Print the lines of the listing below verbatim from its first line through the line bearing "ax = fig.add_axes([83.5". Any pictures are to be omitted.

════════════════

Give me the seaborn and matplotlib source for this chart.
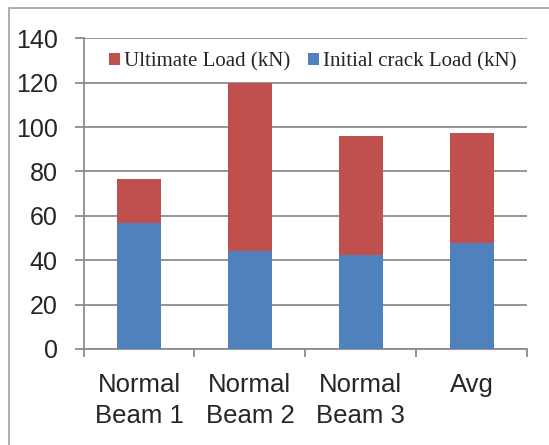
import matplotlib
matplotlib.use("Agg")
import matplotlib.pyplot as plt
from matplotlib.patches import Patch, Rectangle
import seaborn as sns
import pandas as pd

categories = ["Normal\nBeam 1", "Normal\nBeam 2", "Normal\nBeam 3", "Avg"]
ultimate_load = [76.5, 120.0, 96.0, 97.5]
initial_crack_load = [57.0, 44.0, 42.2, 47.7]
y_ticks = [0, 20, 40, 60, 80, 100, 120, 140]

RED = "#C0504D"
BLUE = "#4F81BD"
GRID = "#8C8C8C"

sns.set_theme(style="white")
plt.rcParams["font.family"] = ["Liberation Sans", "DejaVu Sans"]

df = pd.DataFrame({"beam": categories, "ultimate": ultimate_load, "initial": initial_crack_load})

W, H = 549, 445
fig = plt.figure(figsize=(W / 100, H / 100), dpi=100)
ax = fig.add_axes([83.5 / W, 1 - 349 / H, (527.3 - 83.5) / W, (349 - 38.3) / H])

# outer chart border
fig.patches.append(Rectangle((9 / W, -0.1), 1.2, 1 - 8.5 / H + 0.1, transform=fig.transFigure,
                             fill=False, edgecolor="#A0A0A0", linewidth=1.2, zorder=0))

sns.barplot(data=df, x="beam", y="ultimate", color=RED, width=0.4, saturation=1,
            linewidth=0, edgecolor="none", ax=ax, zorder=3)
sns.barplot(data=df, x="beam", y="initial", color=BLUE, width=0.4, saturation=1,
            linewidth=0, edgecolor="none", ax=ax, zorder=4)

ax.set_xlim(-0.5, len(categories) - 0.5)
ax.set_ylim(0, 140)
ax.set_xlabel("")
ax.set_ylabel("")

ax.set_yticks(y_ticks)
ax.set_yticklabels([str(t) for t in y_ticks])
ax.yaxis.grid(True, color=GRID, linewidth=1.3, zorder=0)
ax.set_axisbelow(True)

# category boundary ticks, labels centred under each bar
ax.set_xticks([i - 0.5 for i in range(len(categories) + 1)])
ax.set_xticklabels([""] * (len(categories) + 1))
ax.set_xticks(range(len(categories)), minor=True)
ax.set_xticklabels(categories, minor=True, fontsize=18.5, linespacing=1.38)
ax.tick_params(axis="x", which="major", bottom=True, direction="out", length=5.8, width=1.3, color=GRID)
ax.tick_params(axis="x", which="minor", bottom=True, length=0, pad=17)
ax.tick_params(axis="y", left=True, direction="out", length=6.5, width=1.3, color=GRID,
               labelsize=18, pad=12)

for s in ["top", "right"]:
    ax.spines[s].set_visible(False)
for s in ["left", "bottom"]:
    ax.spines[s].set_color(GRID)
    ax.spines[s].set_linewidth(1.3)

handles = [Patch(facecolor=RED, edgecolor="none", label="Ultimate Load (kN)"),
           Patch(facecolor=BLUE, edgecolor="none", label="Initial crack Load (kN)")]
ax.legend(handles=handles, loc="center", bbox_to_anchor=(0.517, 0.924), ncol=2, frameon=False,
          prop={"family": "Liberation Serif", "size": 15}, handlelength=0.52, handleheight=0.52,
          handletextpad=0.2, columnspacing=0.86, borderpad=0, borderaxespad=0)

fig.savefig("out.png", dpi=100)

════════════════

= The solution =
Give me the seaborn and matplotlib source for this chart.
import matplotlib
matplotlib.use("Agg")
import matplotlib.pyplot as plt
from matplotlib.patches import Patch, Rectangle
import seaborn as sns
import pandas as pd

categories = ["Normal\nBeam 1", "Normal\nBeam 2", "Normal\nBeam 3", "Avg"]
ultimate_load = [76.5, 120.0, 96.0, 97.5]
initial_crack_load = [57.0, 44.0, 42.2, 47.7]
y_ticks = [0, 20, 40, 60, 80, 100, 120, 140]

RED = "#C0504D"
BLUE = "#4F81BD"
GRID = "#8C8C8C"

sns.set_theme(style="white")
plt.rcParams["font.family"] = ["Liberation Sans", "DejaVu Sans"]

df = pd.DataFrame({"beam": categories, "ultimate": ultimate_load, "initial": initial_crack_load})

W, H = 549, 445
fig = plt.figure(figsize=(W / 100, H / 100), dpi=100)
ax = fig.add_axes([83.5 / W, 1 - 349 / H, (527.3 - 83.5) / W, (349 - 38.3) / H])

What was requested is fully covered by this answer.